Gov. M. Jodi Rell pledged Wednesday to offer a new plan to help balance the next state budget by selling close to $1.8 billion in future revenues at a discount in exchange for $1.3 billion now.
And this plan, according to the governor, would be one she would sign into law.
That distinction is important to leaders of the legislature’s Finance, Revenue and Bonding Committee, who bristled last week after Rell pledged to veto a committee securitization bill that was based on an option presented just two months ago by her own budget staff.
“Governor Rell is working on a new securitization plan and – when it is ready – she will share it with legislative leaders and the public,” Rell spokesman Rich Harris said.

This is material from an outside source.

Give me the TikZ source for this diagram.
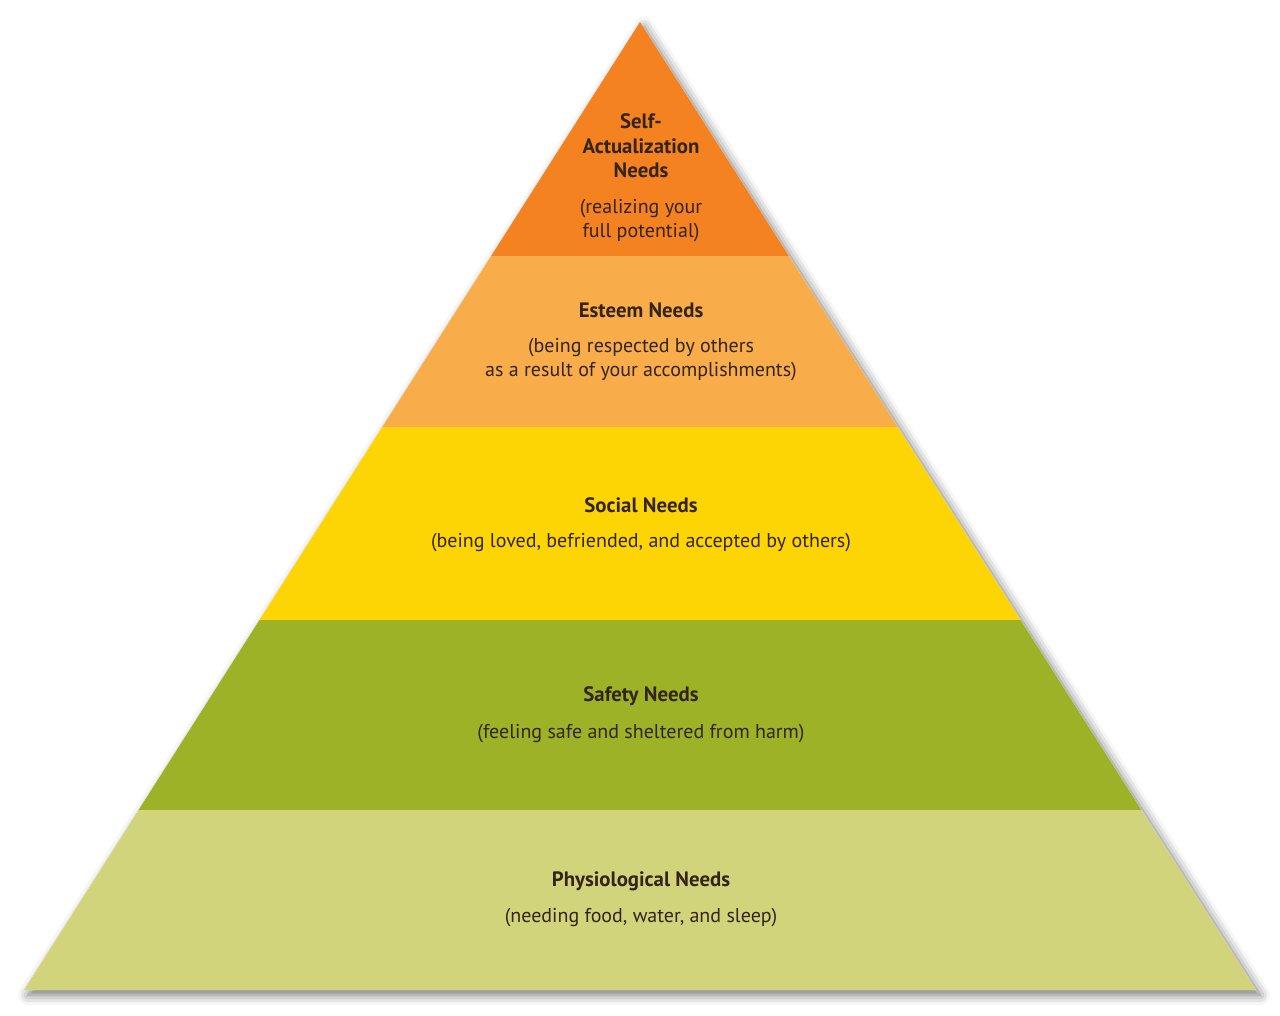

The administration plan will avoid selling any revenues that currently support state operating costs, Harris said, because doing that would cause future budget problems. Other than that, Rell’s office would not disclose any details of the plan under development.

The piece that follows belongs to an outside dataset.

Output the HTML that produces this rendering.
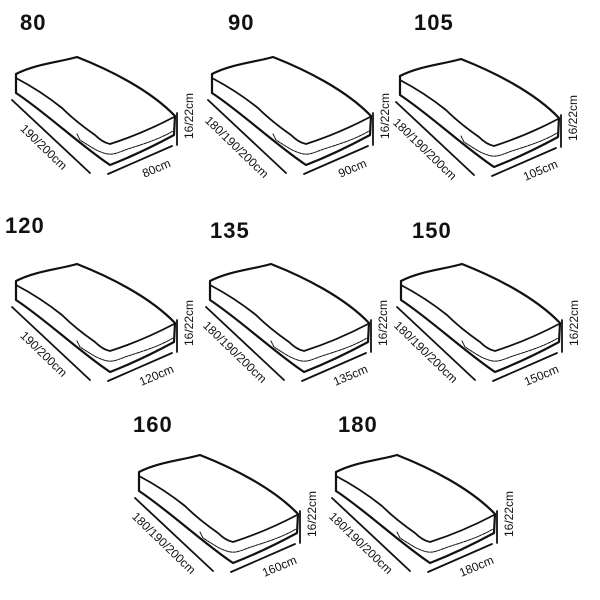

Ironically, the only proposal offered to date that has raised enough revenue to meet the $1.3 billion target while also steering clear of existing budget revenues is the very plan Rell threatened to veto.
“I’m encouraged that the governor intends to present a new plan,” Rep. Cameron C. Staples, D-New Haven, co-chairman of the finance committee, said Wednesday. “But I still think she should take another look at the bill we passed. I think this is the only way that makes sense.”

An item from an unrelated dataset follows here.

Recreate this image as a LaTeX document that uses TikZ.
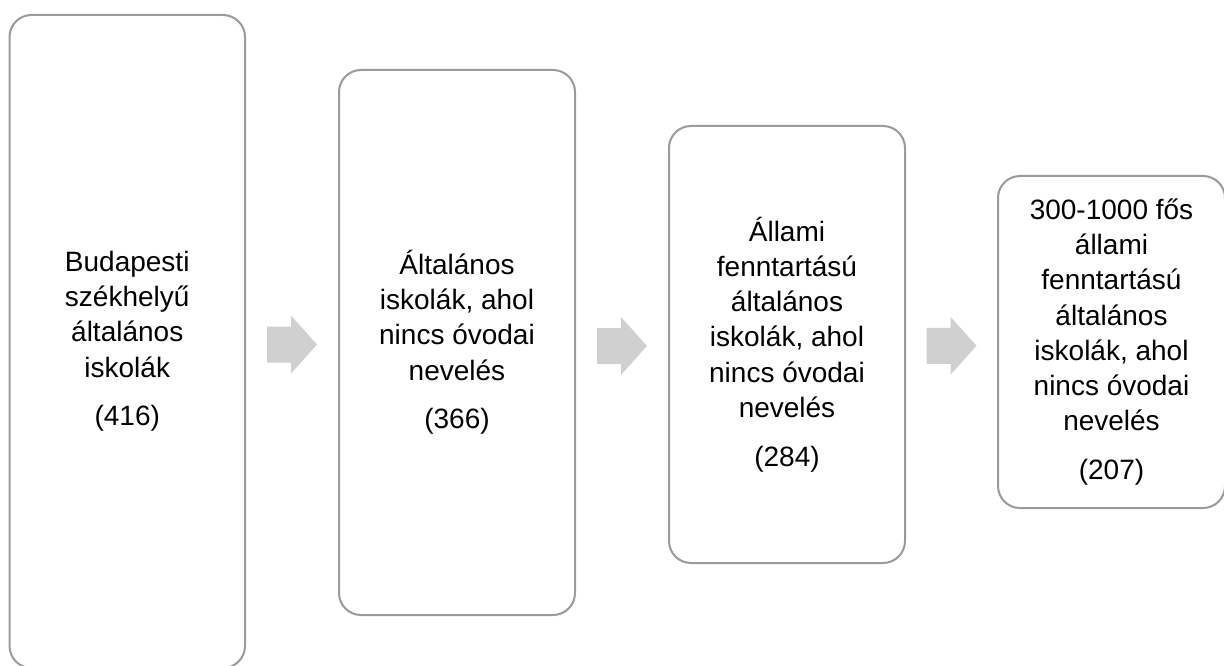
\documentclass[tikz,border=0pt]{standalone}
\usepackage{fontspec}
\setmainfont{Liberation Sans}
\usetikzlibrary{calc}
\definecolor{boxline}{HTML}{9A9A9A}
\definecolor{arrowfill}{HTML}{D0D0D0}
\tikzset{
  stagebox/.style={draw=boxline, line width=2pt, rounded corners=22pt, fill=white,
    inner sep=0pt, align=center, font=\fontsize{28pt}{35.2pt}\selectfont},
  blockarrow/.pic={
    \fill[arrowfill] (-25,-18) -- (-1,-18) -- (-1,-29) -- (25,0) -- (-1,29) -- (-1,18) -- (-25,18) -- cycle;
  }
}
\begin{document}
\begin{tikzpicture}[x=1pt,y=-1pt]
\useasboundingbox (0,0) rectangle (1224,666);
\fill[white] (0,0) rectangle (1224,666);
\begin{scope}
\clip (0,0) rectangle (1224,666);
\node[stagebox, minimum width=235.5pt, minimum height=653pt] (b1) at (127.25,341.5)
  {Budapesti\\ székhelyű\\ általános\\ iskolák\\[13.5pt] (416)};
\node[stagebox, minimum width=236pt, minimum height=545pt] (b2) at (457,342.5)
  {Általános\\ iskolák, ahol\\ nincs óvodai\\ nevelés\\[13.5pt] (366)};
\node[stagebox, minimum width=236pt, minimum height=437pt] (b3) at (787,344.5)
  {Állami\\ fenntartású\\ általános\\ iskolák, ahol\\ nincs óvodai\\ nevelés\\[13.5pt] (284)};
\node[stagebox, minimum width=227pt, minimum height=332pt] (b4) at (1111.5,342)
  {300-1000 fős\\ állami\\ fenntartású\\ általános\\ iskolák, ahol\\ nincs óvodai\\ nevelés\\[13.5pt] (207)};
\end{scope}
\path ($(b1.east)!0.5!(b2.west)$) ++(0,2.5) pic {blockarrow};
\path ($(b2.east)!0.5!(b3.west)$) ++(0,2.5) pic {blockarrow};
\path ($(b3.east)!0.5!(b4.west)$) ++(0,2.5) pic {blockarrow};
\end{tikzpicture}
\end{document}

That bill adopted in committee last week would extend soon-to-expire surcharges on the monthly bills of United Illuminating and Connecticut Light and Power Co. customers for another decade. Customers have paid the surcharges since 2000 to reimburse utilities for costs related to state-ordered deregulation.
The committee wants to maintain 56 percent of the surcharge even after the utilities have been paid off.
That extension would raise an average of $180 million per year, or $1.8 billion over the next decade. State government would sell the rights to that revenue stream to any investor willing to provide $1.3 billion now.
Based on an average monthly customer usage of 700 kilowatt hours, this would cost about $5 per month for an average residential customer. About 6 percent of Connecticut’s electricity customers, who are served by municipal utilities, would not be affected under this plan.
Rell’s fellow Republicans in the legislature quickly denounced this as a “hidden tax” and CL&P’s parent company, Northeast Utilities, launched a radio, newspaper and Internet advertising campaign this week urging consumers to fight the plan.
“I cannot state more clearly that this assault on our customers is unacceptable,” CL&P President Jeff Butler said. “To require only a portion of Connecticut residents to pay what amounts to a $180 million a year tax for 10 years, or any amount for that matter, to close a statewide budget gap is shortsighted and bad public policy. We plan to fight vigorously on behalf of our customers and will communicate the dangers of this hidden tax to the public.”
NU spokeswoman Tanya Meck said the utility hasn’t decided yet how long the campaign would continue, and though she said the ads are being paid for by NU shareholders, and not with ratepayer funds, she declined to discuss how much has been spent.
Though he opposes the utility securitization option, Sen. Andrew W. Roraback of Goshen, the ranking Republican senator on the finance committee, agreed Rell should offer some proposal to ensure the 2010-11 budget, which already faces a projected $725.7 million deficit, does not find itself more than $2 billion out of balance.
“The governor should advance ideas that would solve this $1.3 billion problem,” he said. “She can sit on the sidelines or she can advocate for something that is painful and unpopular.”
The finance committee’s other co-chair, Sen. Eileen M. Daily, D-New Haven, said she would review any new proposal from the Rell administration, but hopes the governor would reconsider her pledge to veto the committee bill if it reaches her desk.
Daily noted that less than three months ago, Rell’s budget agency, the Office of Policy and Management, co-authored a report that included a very similar proposal. Under that scenario, about $1.5 billion of the $1.8 billion burden would fall on ratepayers, with the remaining $300 million coming from energy conservation programs – which are also fueled by surcharges on consumer bills.
Daily and Staples sent the governor a letter Wednesday urging her to pick a securitization proposal and stand behind it.
Both the governor and the Democrat-controlled legislature proposed budgets last summer that relied on more than $1 billion to be raised by selling future revenues at a discount. The budget adopted by the legislature, which Rell did not veto but allowed to become law without her signature, set the $1.3 billion target and directed the governor and state Treasurer Denise L. Nappier to outline a series of options.
That report, delivered to the finance committee on Feb. 3, outlined five revenue-raising options besides retaining utility surcharges, but simultaneously criticized those five alternatives.
Installing highway tolls may lack political support and wasn’t researched in detail. Selling either state buildings and other physical assets or revenues tied to a 1998 lawsuit settlement reached with the tobacco industry won’t raise enough revenue to plug the full $1.3 billion gap. And offering up mainstream revenue sources, such as income or sales tax receipts, for a lump sum now only would increase deficits projected for future budgets.
A fifth proposal to sell gaming dollars relied in part on receipts from a new Keno game, which failed to gain legislative support. It also relied on leveraging existing lottery revenues.